[TASK DETAILS] Output the material word for word. Leave each picture out.

[DATASET SECTION]
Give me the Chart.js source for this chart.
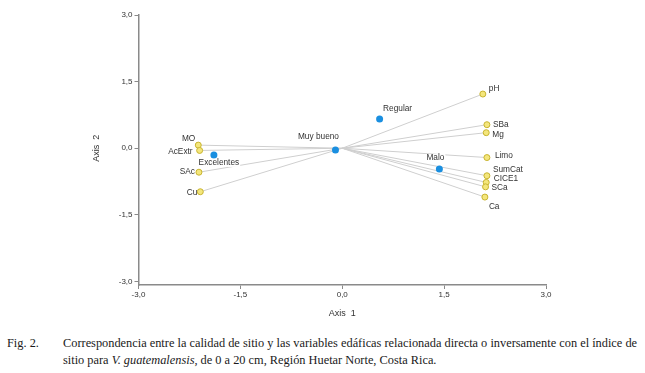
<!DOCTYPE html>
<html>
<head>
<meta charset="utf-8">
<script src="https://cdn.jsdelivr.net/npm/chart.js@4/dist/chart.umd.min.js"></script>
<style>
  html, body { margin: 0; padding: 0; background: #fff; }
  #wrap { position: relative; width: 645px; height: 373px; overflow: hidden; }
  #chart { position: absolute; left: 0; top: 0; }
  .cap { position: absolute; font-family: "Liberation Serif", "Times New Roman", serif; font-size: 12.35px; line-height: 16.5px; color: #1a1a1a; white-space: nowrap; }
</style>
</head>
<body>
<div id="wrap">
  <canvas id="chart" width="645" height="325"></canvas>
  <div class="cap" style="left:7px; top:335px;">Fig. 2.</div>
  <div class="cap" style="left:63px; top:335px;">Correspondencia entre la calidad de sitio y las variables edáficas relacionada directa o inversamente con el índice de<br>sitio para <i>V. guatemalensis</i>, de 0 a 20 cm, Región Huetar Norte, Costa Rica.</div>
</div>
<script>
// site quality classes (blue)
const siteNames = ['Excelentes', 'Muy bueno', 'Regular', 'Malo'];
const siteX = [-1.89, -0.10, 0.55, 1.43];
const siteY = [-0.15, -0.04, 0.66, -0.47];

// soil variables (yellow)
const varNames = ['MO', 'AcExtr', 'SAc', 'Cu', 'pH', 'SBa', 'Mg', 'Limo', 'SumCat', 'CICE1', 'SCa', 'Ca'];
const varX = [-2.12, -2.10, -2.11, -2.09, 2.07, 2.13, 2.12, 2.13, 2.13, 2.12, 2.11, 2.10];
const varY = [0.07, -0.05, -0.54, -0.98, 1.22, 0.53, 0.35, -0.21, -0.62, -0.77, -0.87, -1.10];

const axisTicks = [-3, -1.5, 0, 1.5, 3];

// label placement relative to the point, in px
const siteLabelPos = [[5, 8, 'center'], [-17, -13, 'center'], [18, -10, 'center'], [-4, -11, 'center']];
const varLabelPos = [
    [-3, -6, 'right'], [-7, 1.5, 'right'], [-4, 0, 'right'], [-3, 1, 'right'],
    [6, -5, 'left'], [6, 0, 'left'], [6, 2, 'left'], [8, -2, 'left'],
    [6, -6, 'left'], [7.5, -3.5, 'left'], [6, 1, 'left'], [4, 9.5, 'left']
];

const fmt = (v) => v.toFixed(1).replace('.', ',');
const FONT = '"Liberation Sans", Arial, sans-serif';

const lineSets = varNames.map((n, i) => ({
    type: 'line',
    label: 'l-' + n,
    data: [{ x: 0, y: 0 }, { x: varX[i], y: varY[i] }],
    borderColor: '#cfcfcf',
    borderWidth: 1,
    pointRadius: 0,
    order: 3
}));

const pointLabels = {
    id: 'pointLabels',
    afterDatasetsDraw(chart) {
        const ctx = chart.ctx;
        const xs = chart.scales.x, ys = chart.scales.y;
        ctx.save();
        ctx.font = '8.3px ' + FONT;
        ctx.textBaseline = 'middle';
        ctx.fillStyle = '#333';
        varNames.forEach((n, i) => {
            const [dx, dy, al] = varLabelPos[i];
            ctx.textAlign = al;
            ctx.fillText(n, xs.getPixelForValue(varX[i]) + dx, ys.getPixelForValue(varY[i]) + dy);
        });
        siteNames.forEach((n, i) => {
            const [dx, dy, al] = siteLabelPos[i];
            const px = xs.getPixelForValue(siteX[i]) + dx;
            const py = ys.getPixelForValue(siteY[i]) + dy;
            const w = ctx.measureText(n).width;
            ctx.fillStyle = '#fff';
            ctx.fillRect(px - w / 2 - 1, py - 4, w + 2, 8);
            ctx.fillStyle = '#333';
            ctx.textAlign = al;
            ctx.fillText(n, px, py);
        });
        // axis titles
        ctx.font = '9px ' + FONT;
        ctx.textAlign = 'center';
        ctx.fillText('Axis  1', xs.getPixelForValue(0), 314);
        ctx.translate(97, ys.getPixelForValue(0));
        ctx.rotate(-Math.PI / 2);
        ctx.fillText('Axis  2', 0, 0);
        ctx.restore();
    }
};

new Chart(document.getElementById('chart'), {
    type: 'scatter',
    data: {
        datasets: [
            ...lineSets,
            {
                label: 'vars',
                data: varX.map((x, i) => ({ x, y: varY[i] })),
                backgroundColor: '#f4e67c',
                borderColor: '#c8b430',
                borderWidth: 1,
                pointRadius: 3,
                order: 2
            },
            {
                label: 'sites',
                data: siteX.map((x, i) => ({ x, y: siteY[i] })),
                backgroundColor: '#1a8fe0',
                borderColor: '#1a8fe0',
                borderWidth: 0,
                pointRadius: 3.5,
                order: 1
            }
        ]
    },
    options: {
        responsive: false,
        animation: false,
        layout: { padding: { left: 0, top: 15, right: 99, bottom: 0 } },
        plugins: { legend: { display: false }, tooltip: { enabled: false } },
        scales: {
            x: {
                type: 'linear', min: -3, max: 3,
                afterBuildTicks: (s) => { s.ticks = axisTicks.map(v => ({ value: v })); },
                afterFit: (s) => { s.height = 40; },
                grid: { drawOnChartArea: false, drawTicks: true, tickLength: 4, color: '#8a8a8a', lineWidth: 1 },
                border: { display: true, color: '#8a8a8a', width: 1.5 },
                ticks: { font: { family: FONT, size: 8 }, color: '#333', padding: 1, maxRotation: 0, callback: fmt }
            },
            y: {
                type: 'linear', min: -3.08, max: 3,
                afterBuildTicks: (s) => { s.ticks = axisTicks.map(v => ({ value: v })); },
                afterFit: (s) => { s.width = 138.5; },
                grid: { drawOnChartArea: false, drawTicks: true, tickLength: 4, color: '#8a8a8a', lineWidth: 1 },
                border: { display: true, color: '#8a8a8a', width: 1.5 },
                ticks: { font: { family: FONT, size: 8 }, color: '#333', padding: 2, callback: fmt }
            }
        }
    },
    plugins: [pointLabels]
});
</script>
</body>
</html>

[SOLUTION]
Give me the Chart.js source for this chart.
<!DOCTYPE html>
<html>
<head>
<meta charset="utf-8">
<script src="https://cdn.jsdelivr.net/npm/chart.js@4/dist/chart.umd.min.js"></script>
<style>
  html, body { margin: 0; padding: 0; background: #fff; }
  #wrap { position: relative; width: 645px; height: 373px; overflow: hidden; }
  #chart { position: absolute; left: 0; top: 0; }
  .cap { position: absolute; font-family: "Liberation Serif", "Times New Roman", serif; font-size: 12.35px; line-height: 16.5px; color: #1a1a1a; white-space: nowrap; }
</style>
</head>
<body>
<div id="wrap">
  <canvas id="chart" width="645" height="325"></canvas>
  <div class="cap" style="left:7px; top:335px;">Fig. 2.</div>
  <div class="cap" style="left:63px; top:335px;">Correspondencia entre la calidad de sitio y las variables edáficas relacionada directa o inversamente con el índice de<br>sitio para <i>V. guatemalensis</i>, de 0 a 20 cm, Región Huetar Norte, Costa Rica.</div>
</div>
<script>
// site quality classes (blue)
const siteNames = ['Excelentes', 'Muy bueno', 'Regular', 'Malo'];
const siteX = [-1.89, -0.10, 0.55, 1.43];
const siteY = [-0.15, -0.04, 0.66, -0.47];

// soil variables (yellow)
const varNames = ['MO', 'AcExtr', 'SAc', 'Cu', 'pH', 'SBa', 'Mg', 'Limo', 'SumCat', 'CICE1', 'SCa', 'Ca'];
const varX = [-2.12, -2.10, -2.11, -2.09, 2.07, 2.13, 2.12, 2.13, 2.13, 2.12, 2.11, 2.10];
const varY = [0.07, -0.05, -0.54, -0.98, 1.22, 0.53, 0.35, -0.21, -0.62, -0.77, -0.87, -1.10];

const axisTicks = [-3, -1.5, 0, 1.5, 3];

// label placement relative to the point, in px
const siteLabelPos = [[5, 8, 'center'], [-17, -13, 'center'], [18, -10, 'center'], [-4, -11, 'center']];
const varLabelPos = [
    [-3, -6, 'right'], [-7, 1.5, 'right'], [-4, 0, 'right'], [-3, 1, 'right'],
    [6, -5, 'left'], [6, 0, 'left'], [6, 2, 'left'], [8, -2, 'left'],
    [6, -6, 'left'], [7.5, -3.5, 'left'], [6, 1, 'left'], [4, 9.5, 'left']
];

const fmt = (v) => v.toFixed(1).replace('.', ',');
const FONT = '"Liberation Sans", Arial, sans-serif';

const lineSets = varNames.map((n, i) => ({
    type: 'line',
    label: 'l-' + n,
    data: [{ x: 0, y: 0 }, { x: varX[i], y: varY[i] }],
    borderColor: '#cfcfcf',
    borderWidth: 1,
    pointRadius: 0,
    order: 3
}));

const pointLabels = {
    id: 'pointLabels',
    afterDatasetsDraw(chart) {
        const ctx = chart.ctx;
        const xs = chart.scales.x, ys = chart.scales.y;
        ctx.save();
        ctx.font = '8.3px ' + FONT;
        ctx.textBaseline = 'middle';
        ctx.fillStyle = '#333';
        varNames.forEach((n, i) => {
            const [dx, dy, al] = varLabelPos[i];
            ctx.textAlign = al;
            ctx.fillText(n, xs.getPixelForValue(varX[i]) + dx, ys.getPixelForValue(varY[i]) + dy);
        });
        siteNames.forEach((n, i) => {
            const [dx, dy, al] = siteLabelPos[i];
            const px = xs.getPixelForValue(siteX[i]) + dx;
            const py = ys.getPixelForValue(siteY[i]) + dy;
            const w = ctx.measureText(n).width;
            ctx.fillStyle = '#fff';
            ctx.fillRect(px - w / 2 - 1, py - 4, w + 2, 8);
            ctx.fillStyle = '#333';
            ctx.textAlign = al;
            ctx.fillText(n, px, py);
        });
        // axis titles
        ctx.font = '9px ' + FONT;
        ctx.textAlign = 'center';
        ctx.fillText('Axis  1', xs.getPixelForValue(0), 314);
        ctx.translate(97, ys.getPixelForValue(0));
        ctx.rotate(-Math.PI / 2);
        ctx.fillText('Axis  2', 0, 0);
        ctx.restore();
    }
};

new Chart(document.getElementById('chart'), {
    type: 'scatter',
    data: {
        datasets: [
            ...lineSets,
            {
                label: 'vars',
                data: varX.map((x, i) => ({ x, y: varY[i] })),
                backgroundColor: '#f4e67c',
                borderColor: '#c8b430',
                borderWidth: 1,
                pointRadius: 3,
                order: 2
            },
            {
                label: 'sites',
                data: siteX.map((x, i) => ({ x, y: siteY[i] })),
                backgroundColor: '#1a8fe0',
                borderColor: '#1a8fe0',
                borderWidth: 0,
                pointRadius: 3.5,
                order: 1
            }
        ]
    },
    options: {
        responsive: false,
        animation: false,
        layout: { padding: { left: 0, top: 15, right: 99, bottom: 0 } },
        plugins: { legend: { display: false }, tooltip: { enabled: false } },
        scales: {
            x: {
                type: 'linear', min: -3, max: 3,
                afterBuildTicks: (s) => { s.ticks = axisTicks.map(v => ({ value: v })); },
                afterFit: (s) => { s.height = 40; },
                grid: { drawOnChartArea: false, drawTicks: true, tickLength: 4, color: '#8a8a8a', lineWidth: 1 },
                border: { display: true, color: '#8a8a8a', width: 1.5 },
                ticks: { font: { family: FONT, size: 8 }, color: '#333', padding: 1, maxRotation: 0, callback: fmt }
            },
            y: {
                type: 'linear', min: -3.08, max: 3,
                afterBuildTicks: (s) => { s.ticks = axisTicks.map(v => ({ value: v })); },
                afterFit: (s) => { s.width = 138.5; },
                grid: { drawOnChartArea: false, drawTicks: true, tickLength: 4, color: '#8a8a8a', lineWidth: 1 },
                border: { display: true, color: '#8a8a8a', width: 1.5 },
                ticks: { font: { family: FONT, size: 8 }, color: '#333', padding: 2, callback: fmt }
            }
        }
    },
    plugins: [pointLabels]
});
</script>
</body>
</html>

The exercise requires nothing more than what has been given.